Pour son nouvel opus, son vingt-troisième roman en bientôt quarante ans de carrière, Patrick Grainville a trouvé un sujet à l'aune de son talent, de sa puissance créatrice : la Chine actuelle en folie. Rien de moins. Mais pas toute la Chine, une seule de ses mégalopoles en effervescence, Shenzen. L'un des laboratoires de ce pays nouveau dont rêvait M. Deng dès 1984. L'expérience, si l'on se situe dans la logique des dirigeants chinois ("Enrichissez-vous à tout prix"), peut être considérée comme réussie.
Dans cette Chine devenue pour lui nouvel espace d'inspiration, Grainville s'ébat comme un cheval fou - son totem. D'ailleurs, parmi les multiples intrigues et épisodes de ce roman à rhizome extrêmement difficile à synthétiser, on trouve quelques belles scènes de parades de chevaux sauvages, décrites avec toute la sensualité dont est coutumier l'écrivain. Quelques scènes érotiques aussi, bien sûr. Qui mettent notamment en vedette An, la vénéneuse prostituée, laquelle s'est résolue, pour des raisons personnelles douloureuses, à se venger de tous les mâles qu'elle attire. Parmi ceux-ci, Thomas, son amant "attitré", un métis franco-chinois professeur de langues à Shenzen, mais aussi auteur de polars en panne d'inspiration, qui constate un triste matin que sa fille chérie, Shan, qu'il aime d'un amour "incestuel", a disparu.
C'est là le centre de toute cette ténébreuse histoire, autour duquel vont graviter les autres personnages. Par exemple, Mei, l'ex-femme de Thomas, une psychanalyste, et son compagnon Wong. Alice, l'attachée culturelle de l'ambassade, une nympho jalouse de sa fille Eve, avec qui elle a des rapports exécrables. Meilleure amie de Thomas, Alice a pour amant le beau Shi, mais va se lasser de lui parce qu'il est trop doux, trop gentil, pas assez pervers à son goût ! Dans cette étrange ménagerie humaine, il ne faudrait pas oublier Ding Jiao, fils d'une Chinoise prostituée de force par les Japonais durant une guerre dont, complètement cinglé, il n'a pas encore intégré qu'elle était achevée ; ou encore Lan, le milliardaire taoïste pilleur de tombeaux, qui a bien des secrets à cacher. Comme il cache d'ailleurs Shan. Archéologue, elle travaille pour lui et va faire une découverte énorme, de nature à bouleverser toute l'histoire officielle de la Chine ancienne - et qui restera donc taboue.
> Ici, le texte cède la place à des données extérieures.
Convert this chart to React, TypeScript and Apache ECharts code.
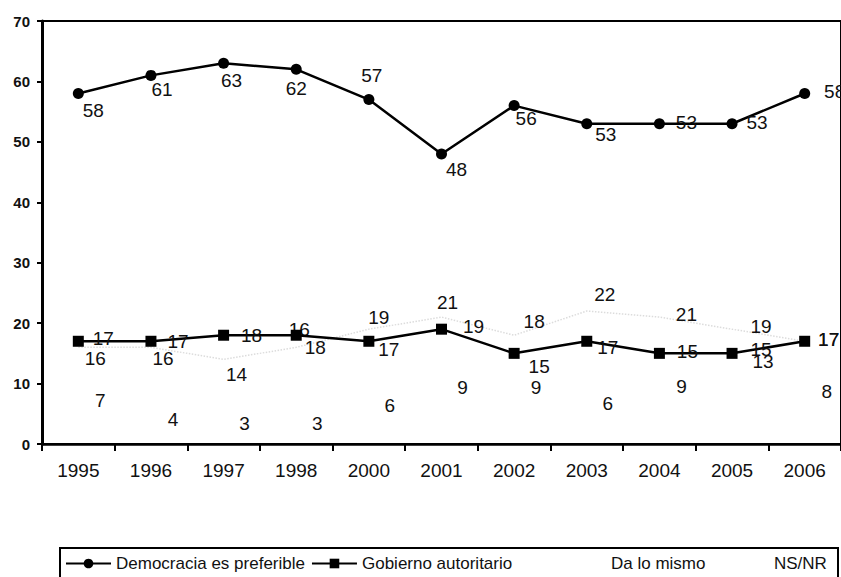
import React, { useEffect, useRef } from "react";
import * as echarts from "echarts";

const years = ["1995", "1996", "1997", "1998", "2000", "2001", "2002", "2003", "2004", "2005", "2006"];
const democracia = [58, 61, 63, 62, 57, 48, 56, 53, 53, 53, 58];
const autoritario = [17, 17, 18, 18, 17, 19, 15, 17, 15, 15, 17];
const daLoMismo = [16, 16, 14, 16, 19, 21, 18, 22, 21, 19, 17];
const nsnr = [7, 4, 3, 3, 6, 9, 9, 6, 9, 13, 8];

const seriesNames = ["Democracia es preferible", "Gobierno autoritario", "Da lo mismo", "NS/NR"];

// label offsets (px) relative to each point, styling only
const demOffsets = [[15, 17], [11, 14], [8, 17], [0, 19], [3, -24], [15, 16], [12, 13], [19, 11], [27, -1], [25, -1], [30, -2]];
const autOffsets = [[25, -3], [27, 0], [28, 0], [19, 12], [20, 8], [32, -3], [25, 13], [21, 6], [28, -2], [29, -4], [24, -2]];
const daOffsets = [[17, 11], [12, 11], [13, 15], [3, -18], [10, -12], [6, -15], [20, -14], [18, -17], [27, -3], [29, -3], [24, -2]];
const nsOffsets = [[22, -1], [22, 0], [21, -2], [21, -2], [21, -2], [21, -2], [22, -2], [21, -4], [22, -3], [31, -4], [22, -4]];

const FONT = "'Liberation Sans', Arial, sans-serif";

function withLabels(values: number[], offsets: number[][]) {
  return values.map((v, i) => ({ value: v, label: { offset: offsets[i] } }));
}

export default function App() {
  const ref = useRef<HTMLDivElement>(null);
  useEffect(() => {
    if (!ref.current) return;
    const chart = echarts.init(ref.current, undefined, { renderer: "svg" });
    const baseLabel = {
      show: true,
      position: "inside",
      fontSize: 19,
      fontFamily: FONT,
      color: "#111",
    };
    chart.setOption({
      animation: false,
      backgroundColor: "#fff",
      grid: {
        left: 42,
        top: 21,
        right: 0,
        bottom: 133,
        show: true,
        borderColor: "#000",
        borderWidth: 2,
        backgroundColor: "transparent",
      },
      xAxis: {
        type: "category",
        data: years,
        boundaryGap: true,
        axisLine: { lineStyle: { color: "#000", width: 2.5 } },
        axisTick: { show: true, length: 7, lineStyle: { color: "#000", width: 2 } },
        axisLabel: { color: "#111", fontSize: 19, fontFamily: FONT, margin: 17 },
        splitLine: { show: false },
      },
      yAxis: {
        type: "value",
        min: 0,
        max: 70,
        interval: 10,
        axisLine: { show: true, lineStyle: { color: "#000", width: 3 } },
        axisTick: { show: true, length: 5, lineStyle: { color: "#000", width: 2 } },
        axisLabel: { color: "#111", fontSize: 15, fontWeight: "bold", fontFamily: FONT, margin: 12 },
        splitLine: { show: false },
      },
      legend: [
        {
          left: 65,
          top: 555,
          padding: 0,
          itemWidth: 45,
          itemHeight: 12,
          itemGap: 6,
          textStyle: { fontSize: 17, fontFamily: FONT, color: "#111" },
          data: [seriesNames[0], seriesNames[1]],
        },
        {
          left: 560,
          top: 555,
          padding: 0,
          itemWidth: 45,
          itemHeight: 12,
          textStyle: { fontSize: 17, fontFamily: FONT, color: "#111" },
          data: [{ name: seriesNames[2], itemStyle: { opacity: 0 }, lineStyle: { opacity: 0 } }],
        },
        {
          left: 723,
          top: 555,
          padding: 0,
          itemWidth: 45,
          itemHeight: 12,
          textStyle: { fontSize: 17, fontFamily: FONT, color: "#111" },
          data: [{ name: seriesNames[3], itemStyle: { opacity: 0 }, lineStyle: { opacity: 0 } }],
        },
      ],
      graphic: [
        {
          type: "rect",
          shape: { x: 60, y: 548, width: 778, height: 40 },
          style: { fill: "none", stroke: "#000", lineWidth: 2 },
          silent: true,
        },
      ],
      series: [
        {
          name: seriesNames[2],
          type: "line",
          data: withLabels(daLoMismo, daOffsets),
          symbol: "circle",
          symbolSize: 1,
          itemStyle: { color: "rgba(0,0,0,0)" },
          lineStyle: { color: "#dcdcdc", width: 1.5, type: "dotted" },
          label: baseLabel,
          z: 1,
        },
        {
          name: seriesNames[3],
          type: "line",
          data: withLabels(nsnr, nsOffsets),
          symbol: "circle",
          symbolSize: 1,
          itemStyle: { color: "rgba(0,0,0,0)" },
          lineStyle: { opacity: 0 },
          label: baseLabel,
          z: 1,
        },
        {
          name: seriesNames[1],
          type: "line",
          data: withLabels(autoritario, autOffsets),
          symbol: "rect",
          symbolSize: 11,
          itemStyle: { color: "#000" },
          lineStyle: { color: "#000", width: 2.5 },
          label: baseLabel,
          z: 3,
        },
        {
          name: seriesNames[0],
          type: "line",
          data: withLabels(democracia, demOffsets),
          symbol: "circle",
          symbolSize: 11,
          itemStyle: { color: "#000" },
          lineStyle: { color: "#000", width: 2.5 },
          label: baseLabel,
          z: 3,
        },
      ],
    });
    return () => chart.dispose();
  }, []);
  return (
    <div
      ref={ref}
      style={{ position: "fixed", left: 0, top: 0, width: 841, height: 577, background: "#fff" }}
    />
  );
}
L'extraordinaire richesse composite du décor qu'il s'est choisi, le vibrionnement des personnages et la complexité évolutive de leurs rapports - Lan et An, par exemple, finiront par se trouver et s'allier en un duo néfaste - permettent à Grainville toutes les audaces et les fantaisies, toutes les gourmandises. Ainsi ces morceaux de bravoure sur la façon dont les nouveaux riches chinois, les fameux "milliardaires rouges", célèbrent désormais la fête des Morts, le 4 avril ; ou encore cette histoire du corps de Mao nu, "body art" en perpétuelle création. Ce corps qui demeure encore, comme sa pensée, le ciment symbolique de la Chine, même si le Grand Timonier, de retour aujourd'hui sur cette rive de l'Achéron, ne reconnaîtrait sans doute plus rien à rien : "chabuduo", comme disent les Chinois, selon Grainville, "désolé, rien n'est parfait".